- GOAL OF THE EXERCISE:
Extract word for word the lines of the listing from its start to the line holding "1, 0, 1, 2, 2]", both ends kept; pictures are not part of the copy.
..............................
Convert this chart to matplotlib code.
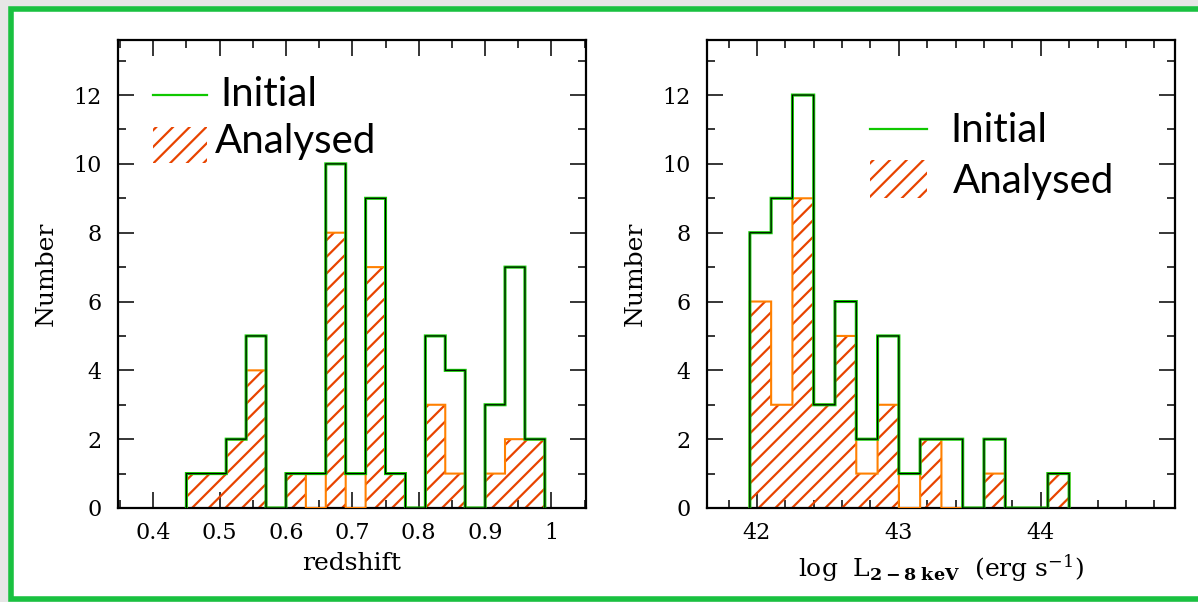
import numpy as np
import matplotlib
matplotlib.use("Agg")
import matplotlib.pyplot as plt
from matplotlib.patches import Rectangle
from matplotlib.lines import Line2D
from matplotlib.ticker import MultipleLocator, FuncFormatter

# ---- redshift histogram (bin width 0.03 starting at z = 0.45) ----
z_start = 0.45
z_width = 0.03
z_initial = [1, 1, 2, 5, 0, 1, 1, 10, 1, 9, 1, 0, 5, 4, 0, 3, 7, 2]
z_analysed = [1, 1, 2, 4, 0, 1, 0, 8, 0, 7, 1, 0, 3, 1, 0, 1, 2, 2]

# ---- hard X-ray luminosity histogram (bin width 0.15 dex starting at 41.95) ----
l_start = 41.95
l_width = 0.15
l_initial = [8, 9, 12, 3, 6, 2, 5, 1, 2, 2, 0, 2, 0, 0, 1]
l_analysed = [6, 3, 9, 3, 5, 1, 3, 0, 2, 0, 0, 1, 0, 0, 1]

legend_labels = ["Initial", "Analysed"]

GREEN = "#10c800"
HATCH = "#e84400"
ORANGE = "#ff8000"
FRAME_GREEN = "#19c140"

plt.rcParams["font.family"] = "DejaVu Serif"
plt.rcParams["mathtext.fontset"] = "dejavuserif"
plt.rcParams["hatch.linewidth"] = 1.6

W, H = 1198, 602
fig = plt.figure(figsize=(W / 100, H / 100), dpi=100)
fig.patch.set_facecolor("#e6e6e6")

# white card with a green border, behind the panels
fig.patches.append(Rectangle((10.5 / W, 3.0 / H), 1.2, 1 - 8.8 / H - 3.0 / H,
                             transform=fig.transFigure, facecolor="white",
                             edgecolor=FRAME_GREEN, linewidth=4.0, zorder=-10))


def histogram(ax, start, width, initial, analysed):
    n = len(initial)
    edges = start + width * np.arange(n + 1)
    lefts = edges[:-1]
    # hatched analysed sample
    ax.bar(lefts, analysed, width=width, align="edge", fill=False,
           hatch="//", edgecolor=HATCH, linewidth=0, zorder=2)
    ax.stairs(analysed, edges, baseline=0, color=ORANGE, linewidth=1.5,
              zorder=3, snap=False)
    # initial sample outline: green line with a dark core
    ax.stairs(initial, edges, baseline=0, color=GREEN, linewidth=2.2,
              zorder=4, snap=False)
    ax.stairs(initial, edges, baseline=0, color="black", linewidth=0.8,
              zorder=5, snap=False)


def style(ax, xlim, xmajor, xminor, xlabel):
    ax.set_xlim(*xlim)
    ax.set_ylim(0, 13.6)
    ax.xaxis.set_major_locator(MultipleLocator(xmajor))
    ax.xaxis.set_minor_locator(MultipleLocator(xminor))
    ax.yaxis.set_major_locator(MultipleLocator(2))
    ax.yaxis.set_minor_locator(MultipleLocator(1))
    ax.xaxis.set_major_formatter(FuncFormatter(lambda v, p: "%g" % round(v, 3)))
    ax.tick_params(which="both", direction="in", top=True, right=True,
                   width=1.1, colors="black", labelsize=16)
    ax.tick_params(which="major", length=11.5)
    ax.tick_params(which="minor", length=5.8)
    ax.tick_params(axis="x", which="major", pad=10)
    ax.tick_params(axis="y", which="major", pad=12)
    for s in ax.spines.values():
        s.set_linewidth(1.6)
    ax.set_xlabel(xlabel, fontsize=18, labelpad=6)
    ax.set_ylabel("Number", fontsize=18, labelpad=11)
    ax.set_facecolor("white")


def legend(ax, x0, x1, y_line, y_patch0, y_patch1, x_txt1, y_txt1, x_txt2, y_txt2):
    ax.add_line(Line2D([x0, x1], [y_line, y_line], transform=ax.transAxes,
                       color=GREEN, linewidth=1.6, zorder=6))
    ax.add_patch(Rectangle((x0, y_patch0), x1 - x0, y_patch1 - y_patch0,
                           transform=ax.transAxes, fill=False, hatch="//",
                           edgecolor=HATCH, linewidth=0, zorder=6))
    ax.text(x_txt1, y_txt1, legend_labels[0], transform=ax.transAxes,
            fontsize=29, family="Lato", va="baseline", ha="left")
    ax.text(x_txt2, y_txt2, legend_labels[1], transform=ax.transAxes,
            fontsize=29, family="Lato", va="baseline", ha="left")


ax1 = fig.add_axes([118 / W, (H - 508) / H, 468 / W, 468 / H])
ax2 = fig.add_axes([707 / W, (H - 508) / H, 468 / W, 468 / H])

histogram(ax1, z_start, z_width, z_initial, z_analysed)
histogram(ax2, l_start, l_width, l_initial, l_analysed)

style(ax1, (0.347, 1.052), 0.1, 0.05, "redshift")
style(ax2, (41.648, 44.946), 1, 0.2,
      r"log  L$_{\mathbf{2-8\ keV}}$  (erg s$^{-1}$)")

legend(ax1, 0.075, 0.190, 0.8825, 0.737, 0.814, 0.218, 0.859, 0.207, 0.7585)
legend(ax2, 0.348, 0.470, 0.810, 0.662, 0.744, 0.519, 0.782, 0.526, 0.673)

fig.savefig("out.png", dpi=100, facecolor=fig.get_facecolor())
..............................
- FULL OUTPUT:
Convert this chart to matplotlib code.
import numpy as np
import matplotlib
matplotlib.use("Agg")
import matplotlib.pyplot as plt
from matplotlib.patches import Rectangle
from matplotlib.lines import Line2D
from matplotlib.ticker import MultipleLocator, FuncFormatter

# ---- redshift histogram (bin width 0.03 starting at z = 0.45) ----
z_start = 0.45
z_width = 0.03
z_initial = [1, 1, 2, 5, 0, 1, 1, 10, 1, 9, 1, 0, 5, 4, 0, 3, 7, 2]
z_analysed = [1, 1, 2, 4, 0, 1, 0, 8, 0, 7, 1, 0, 3, 1, 0, 1, 2, 2]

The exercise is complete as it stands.